Of course, we were ecstatic about this news. Unfortunately, it was short-lived. The surgery was done in December and by February her tumor marker showed signs of the tumor increasing in size. We were looking at a relapse. It was confirmed in late February that the tumor was back, and that Ali would need to start treatment again – a stronger more potent chemo.  Our team decided that she would go through four more cycles of chemotherapy. Once that was complete we would need to supplement the chemo treatment with local control, which meant one of three things would have to occur – another surgery, radiation or a stem cell transplant.  The second round of chemo proved to be as effective as the first with her markers constantly going down.

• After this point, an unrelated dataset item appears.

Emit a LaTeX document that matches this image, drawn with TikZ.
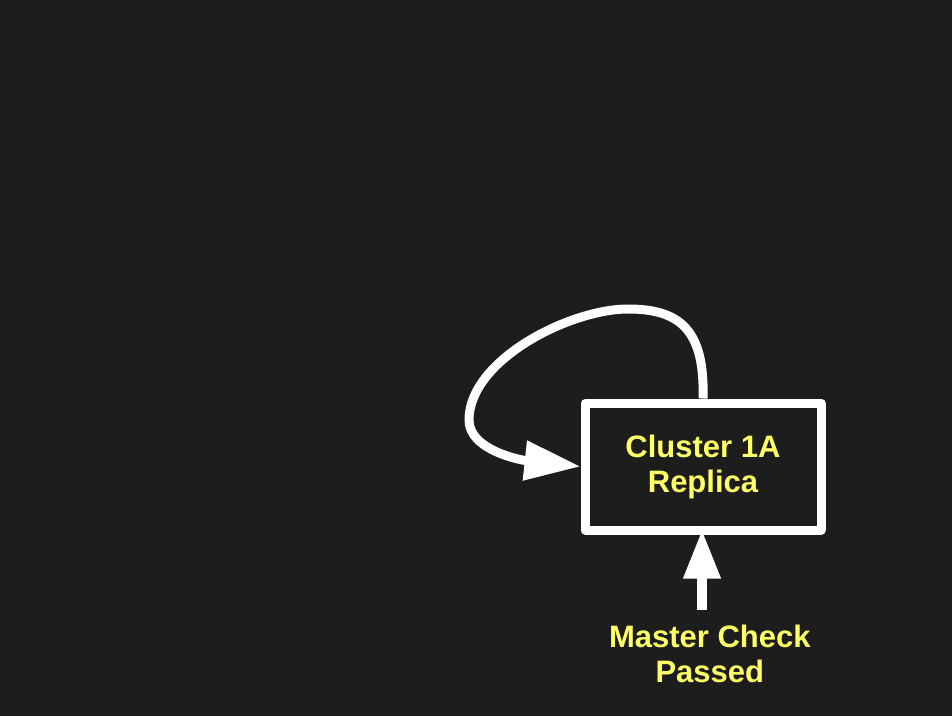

The doctors opted not to do any local control, but to keep her tumor marker under close watch – at the first sign of her tumor marker rising they would move fast forward with the stem cell transplant.

I don’t know how to put into words to show how strong, resilient and upbeat Ali was through her entire journey, but her strength gave our whole family strength. I think that she is a changed girl. She went from being in pain for months to almost immediately feeling relief the day the chemo started and the having a huge tumor removed from her body. I think she was just happy to be pain-free and then rolled with the punches after that.  She is 4 now, and a brand new girl.  Ali’s last round of chemo was in May of this year. Her scans have been clean and her tumor marker has stayed in a safe zone since!  Of course, she will have to go through these scans and blood work every month for a long time to come, but we are thankful for every minute that our family gets to spend together. Her doctors were amazing, our community support is beyond belief, and our family has been by our side. We praise God for every moment we have, He walked with us and filled us up every day with the strength to get us here.

The Tajima Family

Our daughter, Addison, was diagnosed with high risk neuroblastoma at eighteen months old. She had a grapefruit-sized tumor originating in her right adrenal gland, basically flattening all organs around it. Over the course of a year, she underwent six rounds of chemo, a massive abdominal tumor resection, a stem cell transplant including a one hundred day isolation, twenty rounds of proton radiation, and five out of six rounds of antibody therapy.

She is in the process of completing the final sixth round of antibody therapy. Watching this happen to our baby has shaken everything about ourselves and our family. What matters? What can we trust? What can we hope for? How can we be sure about anything in life?

Addison is now thriving, growing, and as happy as any other two year old I know. She lives each day to the fullest and seeks happiness in every situation. She is loving and thoughtful. I like to think that she has her priorities straight! In this lies our answers. Each moment is a moment to cherish. We can’t know what tomorrow may bring, but we don’t want to waste what we have right now. We laugh, love, and play as much as possible. We cherish our children and we’re grateful for each other. Today, this is enough.